With green leaves again in bloom, it’s time to start rounding up area’s invasive plants

A patch of the invasive garlic mustard plant has returned to an area behind the Town of Webb Historical Association’s barn, and Gail Murray, Historical Association director, has started pulling it up by the handfuls. She tried to get rid of it last year, she said, but it has come back again.

And she is hardly the only one that will be tackling the perennial pest now that the warmer weather is here.

The innocent-looking green leafy plant is low to the ground currently, and the rain-soaked soil makes it easier to remove, said Murray, pulling a clump from the soil.

Murray said that now is the time to eradicate the non-native plant that chokes out native wildflowers.

It will be more difficult to remove once the plant grows two or three feet taller and sprouts its tiny white flowers, she said.

But don’t toss it on the ground, thinking that will be the end of it, because it will reseed and keep coming back.

Carefully bag it and bring it to the Transfer Station for disposal.

Gary Lee, Weekly Adiron-dack columnist and retired forest ranger, is very aware that the garlic mustard plant is thriving in Old Forge.

“It’s around almost every building on Main Street,” he said. “Almost everybody’s got it now.”

He first discovered it 14 years ago in Old Forge growing on the slope behind the Old Forge Library, after hay was used for a lawn project.

“That’s how it comes in—on hay or straw,” he said. “We pulled it up for several years but it just seems to come back.

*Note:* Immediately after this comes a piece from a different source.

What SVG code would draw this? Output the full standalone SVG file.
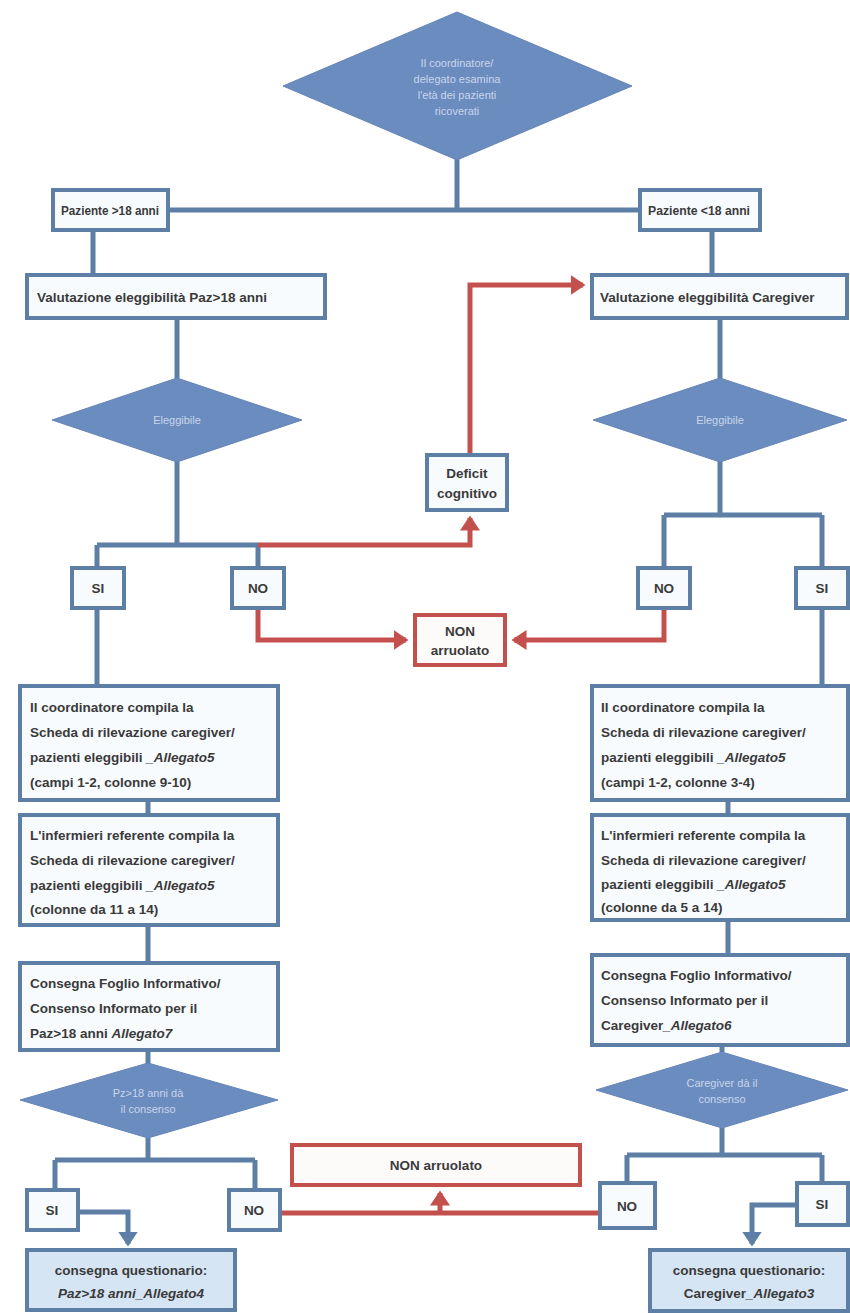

I spray it now with Roundup weed killer. That kills it but it kills everything else around it.”

It’s not poisonous, he said. “In fact, it’s edible. You can make a salad out of it and it’s quite tasty. It’s garlicky and it smells like garlic,” he said.

“But each plant may have four or five thousand seeds, so it doesn’t take much to take over all the wildflowers and native plants.”

“It’s definitely worth the time and trouble to pull it up,” he said.

“It keeps it from going to seed but it takes seven years to completely remove it because the seeds are viable for seven years. If you miss a year you’re seven years back again. But It’s beatable,” he added optimistically. “Get someone to eat salad and we’re all set.”